** start **

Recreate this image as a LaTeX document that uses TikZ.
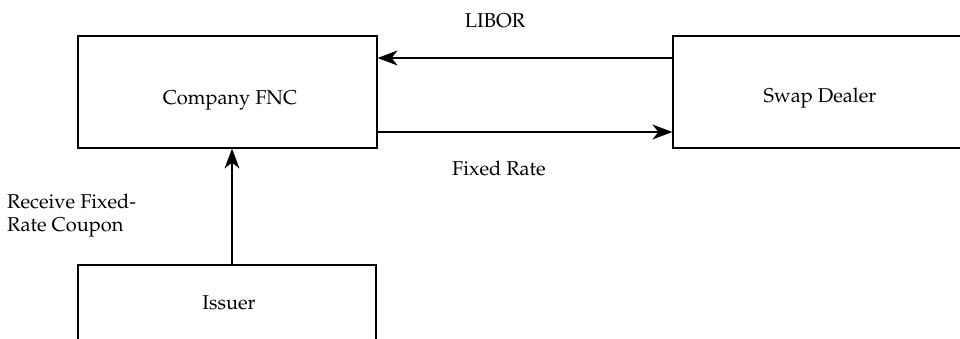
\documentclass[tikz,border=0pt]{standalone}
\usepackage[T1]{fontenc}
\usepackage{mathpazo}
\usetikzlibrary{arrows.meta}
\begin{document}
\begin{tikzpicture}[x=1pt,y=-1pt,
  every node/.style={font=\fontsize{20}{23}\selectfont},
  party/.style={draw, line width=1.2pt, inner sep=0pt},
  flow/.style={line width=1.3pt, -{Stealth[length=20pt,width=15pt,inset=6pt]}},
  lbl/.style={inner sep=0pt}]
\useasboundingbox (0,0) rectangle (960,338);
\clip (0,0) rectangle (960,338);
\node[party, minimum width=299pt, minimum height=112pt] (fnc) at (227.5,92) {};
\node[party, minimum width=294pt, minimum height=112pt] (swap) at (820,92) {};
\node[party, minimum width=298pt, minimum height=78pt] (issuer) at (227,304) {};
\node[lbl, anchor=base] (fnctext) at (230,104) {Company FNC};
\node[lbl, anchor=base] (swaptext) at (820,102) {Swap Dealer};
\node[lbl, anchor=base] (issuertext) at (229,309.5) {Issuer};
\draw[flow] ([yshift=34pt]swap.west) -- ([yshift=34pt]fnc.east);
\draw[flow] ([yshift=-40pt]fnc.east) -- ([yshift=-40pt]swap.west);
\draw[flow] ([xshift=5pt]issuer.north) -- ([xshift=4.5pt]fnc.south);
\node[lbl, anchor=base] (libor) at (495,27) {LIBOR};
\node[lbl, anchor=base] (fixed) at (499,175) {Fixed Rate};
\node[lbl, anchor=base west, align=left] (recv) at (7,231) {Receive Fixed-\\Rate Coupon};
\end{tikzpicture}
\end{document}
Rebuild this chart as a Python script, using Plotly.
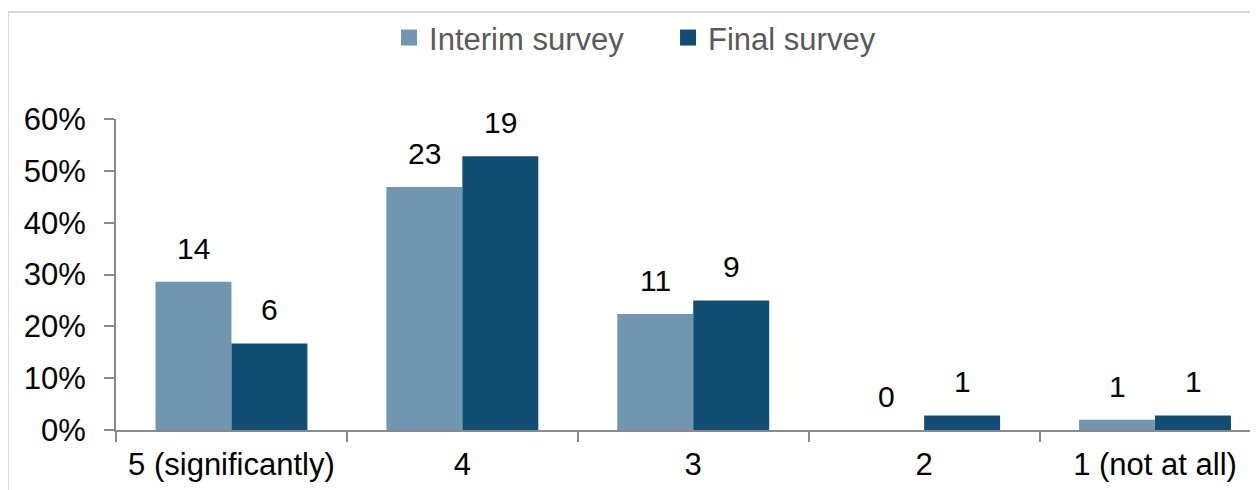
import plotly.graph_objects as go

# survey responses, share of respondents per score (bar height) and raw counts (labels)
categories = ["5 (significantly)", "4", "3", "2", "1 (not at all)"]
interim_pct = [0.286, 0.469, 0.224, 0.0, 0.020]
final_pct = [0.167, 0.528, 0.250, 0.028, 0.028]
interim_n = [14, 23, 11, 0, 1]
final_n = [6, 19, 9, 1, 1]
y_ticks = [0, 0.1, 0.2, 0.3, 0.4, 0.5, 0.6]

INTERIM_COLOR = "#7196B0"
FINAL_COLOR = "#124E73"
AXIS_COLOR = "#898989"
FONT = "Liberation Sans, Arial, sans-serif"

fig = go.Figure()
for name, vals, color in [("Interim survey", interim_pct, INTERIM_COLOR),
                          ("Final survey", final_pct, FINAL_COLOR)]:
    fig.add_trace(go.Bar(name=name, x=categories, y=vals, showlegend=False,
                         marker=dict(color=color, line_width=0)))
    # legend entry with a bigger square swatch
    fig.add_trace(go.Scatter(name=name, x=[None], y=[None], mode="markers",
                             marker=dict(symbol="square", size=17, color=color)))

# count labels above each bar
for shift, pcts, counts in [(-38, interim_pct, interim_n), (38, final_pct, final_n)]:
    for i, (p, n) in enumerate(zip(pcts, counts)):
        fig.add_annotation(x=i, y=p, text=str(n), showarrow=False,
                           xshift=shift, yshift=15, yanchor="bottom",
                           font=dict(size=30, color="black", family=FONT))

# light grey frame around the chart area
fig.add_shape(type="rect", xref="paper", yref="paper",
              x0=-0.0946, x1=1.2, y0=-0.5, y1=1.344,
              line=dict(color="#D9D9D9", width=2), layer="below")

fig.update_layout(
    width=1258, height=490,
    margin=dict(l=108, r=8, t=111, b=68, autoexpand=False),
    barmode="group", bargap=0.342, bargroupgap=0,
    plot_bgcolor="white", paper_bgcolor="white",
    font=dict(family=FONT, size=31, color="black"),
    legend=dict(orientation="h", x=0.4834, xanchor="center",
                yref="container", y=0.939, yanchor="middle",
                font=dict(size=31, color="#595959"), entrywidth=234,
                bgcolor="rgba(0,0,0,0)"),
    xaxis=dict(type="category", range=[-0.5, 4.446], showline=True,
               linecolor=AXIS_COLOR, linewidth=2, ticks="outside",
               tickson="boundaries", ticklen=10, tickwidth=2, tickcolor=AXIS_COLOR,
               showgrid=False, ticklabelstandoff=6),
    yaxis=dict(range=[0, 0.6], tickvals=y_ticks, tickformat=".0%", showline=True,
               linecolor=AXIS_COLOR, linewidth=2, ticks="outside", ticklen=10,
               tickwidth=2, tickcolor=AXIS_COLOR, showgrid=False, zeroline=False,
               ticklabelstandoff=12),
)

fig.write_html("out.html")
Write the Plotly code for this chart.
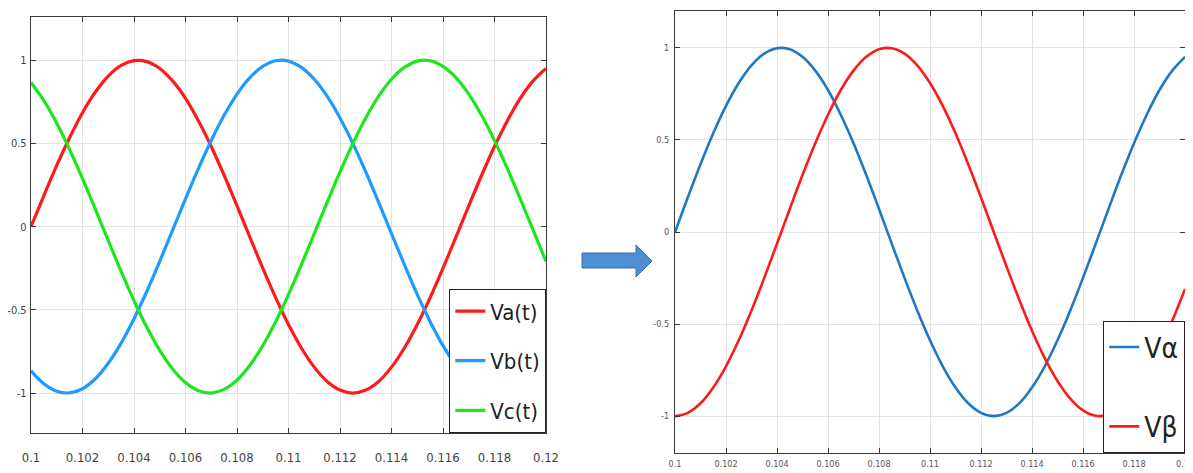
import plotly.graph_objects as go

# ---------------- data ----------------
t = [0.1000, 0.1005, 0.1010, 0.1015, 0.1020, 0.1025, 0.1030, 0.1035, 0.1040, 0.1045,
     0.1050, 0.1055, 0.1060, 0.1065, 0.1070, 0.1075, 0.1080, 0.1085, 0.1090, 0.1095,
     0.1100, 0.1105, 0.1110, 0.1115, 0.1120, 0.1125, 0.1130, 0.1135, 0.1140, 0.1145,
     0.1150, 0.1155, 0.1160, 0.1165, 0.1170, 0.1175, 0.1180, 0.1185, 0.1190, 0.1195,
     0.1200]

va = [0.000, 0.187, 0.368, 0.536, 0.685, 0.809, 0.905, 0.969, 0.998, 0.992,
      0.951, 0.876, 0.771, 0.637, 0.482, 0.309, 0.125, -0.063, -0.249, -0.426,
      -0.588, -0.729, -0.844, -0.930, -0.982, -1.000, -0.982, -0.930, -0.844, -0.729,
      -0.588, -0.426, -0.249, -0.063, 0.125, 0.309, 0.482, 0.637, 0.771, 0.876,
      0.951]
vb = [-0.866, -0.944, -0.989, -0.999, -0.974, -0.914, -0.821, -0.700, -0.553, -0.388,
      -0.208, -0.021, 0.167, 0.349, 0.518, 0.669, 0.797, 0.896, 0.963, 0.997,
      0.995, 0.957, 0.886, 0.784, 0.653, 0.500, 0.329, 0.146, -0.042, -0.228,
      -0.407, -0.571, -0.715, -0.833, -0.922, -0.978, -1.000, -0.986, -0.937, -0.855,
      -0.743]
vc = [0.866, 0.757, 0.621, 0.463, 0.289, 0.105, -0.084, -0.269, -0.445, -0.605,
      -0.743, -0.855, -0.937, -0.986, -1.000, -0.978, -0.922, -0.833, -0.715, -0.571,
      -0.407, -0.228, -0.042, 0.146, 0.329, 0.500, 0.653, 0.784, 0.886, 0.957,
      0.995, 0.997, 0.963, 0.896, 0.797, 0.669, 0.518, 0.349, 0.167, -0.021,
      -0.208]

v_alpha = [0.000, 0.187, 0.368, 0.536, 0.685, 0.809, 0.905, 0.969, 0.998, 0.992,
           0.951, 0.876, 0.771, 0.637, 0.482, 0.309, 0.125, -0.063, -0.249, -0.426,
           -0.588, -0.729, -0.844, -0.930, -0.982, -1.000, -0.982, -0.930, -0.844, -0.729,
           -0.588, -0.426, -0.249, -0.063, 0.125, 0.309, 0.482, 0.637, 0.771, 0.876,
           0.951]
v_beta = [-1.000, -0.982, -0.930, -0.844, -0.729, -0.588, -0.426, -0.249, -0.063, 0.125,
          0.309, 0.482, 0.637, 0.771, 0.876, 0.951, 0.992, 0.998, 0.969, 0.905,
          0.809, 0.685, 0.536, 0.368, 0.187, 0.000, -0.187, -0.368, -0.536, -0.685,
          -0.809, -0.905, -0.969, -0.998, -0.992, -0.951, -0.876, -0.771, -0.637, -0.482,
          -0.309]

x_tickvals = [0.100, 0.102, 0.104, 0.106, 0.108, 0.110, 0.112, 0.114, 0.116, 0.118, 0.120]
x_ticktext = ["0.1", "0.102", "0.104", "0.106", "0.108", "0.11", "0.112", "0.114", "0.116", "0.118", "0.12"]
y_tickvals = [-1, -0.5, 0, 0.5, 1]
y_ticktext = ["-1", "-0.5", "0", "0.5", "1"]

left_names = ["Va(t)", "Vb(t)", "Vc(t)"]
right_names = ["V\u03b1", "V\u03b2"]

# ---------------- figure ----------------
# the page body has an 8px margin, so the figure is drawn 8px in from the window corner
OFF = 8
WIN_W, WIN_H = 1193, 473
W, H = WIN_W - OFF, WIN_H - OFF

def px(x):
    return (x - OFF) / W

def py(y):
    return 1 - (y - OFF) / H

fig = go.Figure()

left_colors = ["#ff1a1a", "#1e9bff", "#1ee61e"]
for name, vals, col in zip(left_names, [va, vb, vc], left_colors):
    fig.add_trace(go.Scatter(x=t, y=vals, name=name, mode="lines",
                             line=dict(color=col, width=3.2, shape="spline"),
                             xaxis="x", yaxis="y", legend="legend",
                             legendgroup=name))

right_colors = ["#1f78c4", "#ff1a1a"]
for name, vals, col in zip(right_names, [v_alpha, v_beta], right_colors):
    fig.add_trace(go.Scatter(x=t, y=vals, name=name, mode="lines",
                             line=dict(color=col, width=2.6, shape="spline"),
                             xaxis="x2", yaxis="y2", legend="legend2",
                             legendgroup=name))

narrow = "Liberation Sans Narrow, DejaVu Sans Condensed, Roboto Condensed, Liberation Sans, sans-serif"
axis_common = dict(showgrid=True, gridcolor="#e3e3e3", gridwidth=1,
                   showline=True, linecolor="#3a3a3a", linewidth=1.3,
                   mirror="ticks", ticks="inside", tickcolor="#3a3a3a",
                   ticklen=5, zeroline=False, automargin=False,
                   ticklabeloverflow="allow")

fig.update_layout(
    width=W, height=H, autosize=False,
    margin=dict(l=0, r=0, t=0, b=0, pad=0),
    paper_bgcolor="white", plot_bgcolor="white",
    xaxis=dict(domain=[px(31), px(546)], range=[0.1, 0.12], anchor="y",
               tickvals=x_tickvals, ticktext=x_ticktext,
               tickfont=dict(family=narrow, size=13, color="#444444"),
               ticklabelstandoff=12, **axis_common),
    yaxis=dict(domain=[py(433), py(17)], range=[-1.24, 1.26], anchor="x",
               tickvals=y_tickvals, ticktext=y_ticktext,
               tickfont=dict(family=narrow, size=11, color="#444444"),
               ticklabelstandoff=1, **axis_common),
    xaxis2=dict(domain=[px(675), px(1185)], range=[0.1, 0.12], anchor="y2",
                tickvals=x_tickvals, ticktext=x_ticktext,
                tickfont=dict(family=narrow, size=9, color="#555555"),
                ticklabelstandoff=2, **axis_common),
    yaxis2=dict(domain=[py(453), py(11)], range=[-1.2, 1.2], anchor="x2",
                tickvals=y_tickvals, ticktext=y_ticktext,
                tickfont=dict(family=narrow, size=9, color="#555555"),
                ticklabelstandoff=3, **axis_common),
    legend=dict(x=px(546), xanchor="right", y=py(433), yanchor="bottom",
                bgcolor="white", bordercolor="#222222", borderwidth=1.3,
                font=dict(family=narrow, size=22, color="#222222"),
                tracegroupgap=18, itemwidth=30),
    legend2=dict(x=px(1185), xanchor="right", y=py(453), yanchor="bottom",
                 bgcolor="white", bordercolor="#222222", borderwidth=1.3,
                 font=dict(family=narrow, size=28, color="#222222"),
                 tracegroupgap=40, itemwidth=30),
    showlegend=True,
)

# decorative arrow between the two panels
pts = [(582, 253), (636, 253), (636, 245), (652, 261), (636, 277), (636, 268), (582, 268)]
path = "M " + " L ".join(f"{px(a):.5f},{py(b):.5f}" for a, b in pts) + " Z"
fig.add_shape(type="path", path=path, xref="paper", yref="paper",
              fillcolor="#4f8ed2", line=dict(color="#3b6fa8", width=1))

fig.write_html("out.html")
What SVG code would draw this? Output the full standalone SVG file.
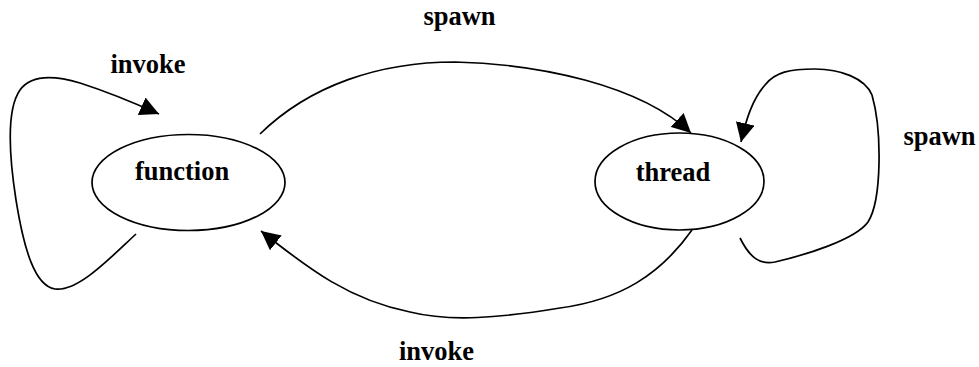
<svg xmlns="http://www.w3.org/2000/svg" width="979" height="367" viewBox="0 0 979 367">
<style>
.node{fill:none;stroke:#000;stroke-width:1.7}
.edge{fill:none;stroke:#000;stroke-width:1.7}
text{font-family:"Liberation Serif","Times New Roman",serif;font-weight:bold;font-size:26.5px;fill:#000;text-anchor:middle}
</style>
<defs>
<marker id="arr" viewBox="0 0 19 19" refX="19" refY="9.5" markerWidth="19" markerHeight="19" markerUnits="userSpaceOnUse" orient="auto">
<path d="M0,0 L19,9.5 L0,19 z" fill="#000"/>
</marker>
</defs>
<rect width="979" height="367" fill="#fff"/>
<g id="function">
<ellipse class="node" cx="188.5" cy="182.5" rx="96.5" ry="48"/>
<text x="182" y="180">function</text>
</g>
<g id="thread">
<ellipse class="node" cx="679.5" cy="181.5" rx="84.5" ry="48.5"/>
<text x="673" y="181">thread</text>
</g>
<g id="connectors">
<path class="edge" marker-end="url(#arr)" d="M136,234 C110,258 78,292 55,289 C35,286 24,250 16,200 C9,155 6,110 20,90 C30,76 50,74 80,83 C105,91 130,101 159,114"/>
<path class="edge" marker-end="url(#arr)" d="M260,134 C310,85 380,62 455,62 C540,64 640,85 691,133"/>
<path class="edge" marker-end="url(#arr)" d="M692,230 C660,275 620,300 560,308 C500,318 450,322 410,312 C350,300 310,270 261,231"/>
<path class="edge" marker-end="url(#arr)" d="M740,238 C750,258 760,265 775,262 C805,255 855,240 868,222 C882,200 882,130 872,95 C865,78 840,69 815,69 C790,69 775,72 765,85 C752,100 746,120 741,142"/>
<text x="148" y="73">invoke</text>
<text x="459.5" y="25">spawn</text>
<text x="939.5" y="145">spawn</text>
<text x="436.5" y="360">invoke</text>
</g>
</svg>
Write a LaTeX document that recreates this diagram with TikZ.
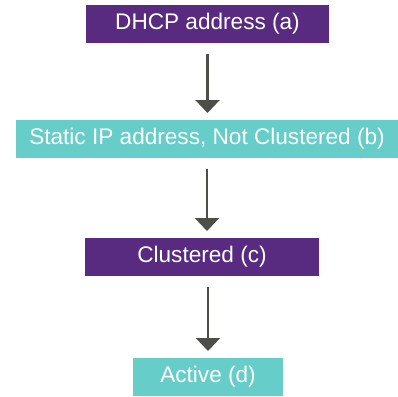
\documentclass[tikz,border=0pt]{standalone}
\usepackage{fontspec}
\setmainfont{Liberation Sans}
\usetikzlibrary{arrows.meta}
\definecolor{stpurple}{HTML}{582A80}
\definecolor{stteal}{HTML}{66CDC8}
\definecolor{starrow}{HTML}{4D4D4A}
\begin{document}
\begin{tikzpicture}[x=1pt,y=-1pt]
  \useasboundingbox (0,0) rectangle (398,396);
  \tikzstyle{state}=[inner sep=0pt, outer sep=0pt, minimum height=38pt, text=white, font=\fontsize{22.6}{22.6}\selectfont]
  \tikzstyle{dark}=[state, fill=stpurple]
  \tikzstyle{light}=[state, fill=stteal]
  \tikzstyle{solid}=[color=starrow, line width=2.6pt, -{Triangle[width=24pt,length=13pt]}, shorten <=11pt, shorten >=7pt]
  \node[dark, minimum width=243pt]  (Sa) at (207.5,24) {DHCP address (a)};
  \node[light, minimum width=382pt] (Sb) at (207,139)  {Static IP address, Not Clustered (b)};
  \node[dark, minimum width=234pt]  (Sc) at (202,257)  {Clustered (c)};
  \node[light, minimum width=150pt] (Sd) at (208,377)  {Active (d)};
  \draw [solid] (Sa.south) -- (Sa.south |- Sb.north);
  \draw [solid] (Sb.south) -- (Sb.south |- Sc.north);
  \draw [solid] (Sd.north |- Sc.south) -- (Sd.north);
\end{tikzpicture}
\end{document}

** end **

> _What to do_
All lines from the one holding "Write a LaTeX" through the last line of the entries, and nothing else, are to be output exactly; leave out the pictures.

> _Full response_
Write a LaTeX document that recreates this diagram with TikZ.
\documentclass[tikz,border=0pt]{standalone}
\usepackage{fontspec}
\setmainfont{Liberation Sans}
\usetikzlibrary{arrows.meta}
\definecolor{stpurple}{HTML}{582A80}
\definecolor{stteal}{HTML}{66CDC8}
\definecolor{starrow}{HTML}{4D4D4A}
\begin{document}
\begin{tikzpicture}[x=1pt,y=-1pt]
  \useasboundingbox (0,0) rectangle (398,396);
  \tikzstyle{state}=[inner sep=0pt, outer sep=0pt, minimum height=38pt, text=white, font=\fontsize{22.6}{22.6}\selectfont]
  \tikzstyle{dark}=[state, fill=stpurple]
  \tikzstyle{light}=[state, fill=stteal]
  \tikzstyle{solid}=[color=starrow, line width=2.6pt, -{Triangle[width=24pt,length=13pt]}, shorten <=11pt, shorten >=7pt]
  \node[dark, minimum width=243pt]  (Sa) at (207.5,24) {DHCP address (a)};
  \node[light, minimum width=382pt] (Sb) at (207,139)  {Static IP address, Not Clustered (b)};
  \node[dark, minimum width=234pt]  (Sc) at (202,257)  {Clustered (c)};
  \node[light, minimum width=150pt] (Sd) at (208,377)  {Active (d)};
  \draw [solid] (Sa.south) -- (Sa.south |- Sb.north);
  \draw [solid] (Sb.south) -- (Sb.south |- Sc.north);
  \draw [solid] (Sd.north |- Sc.south) -- (Sd.north);
\end{tikzpicture}
\end{document}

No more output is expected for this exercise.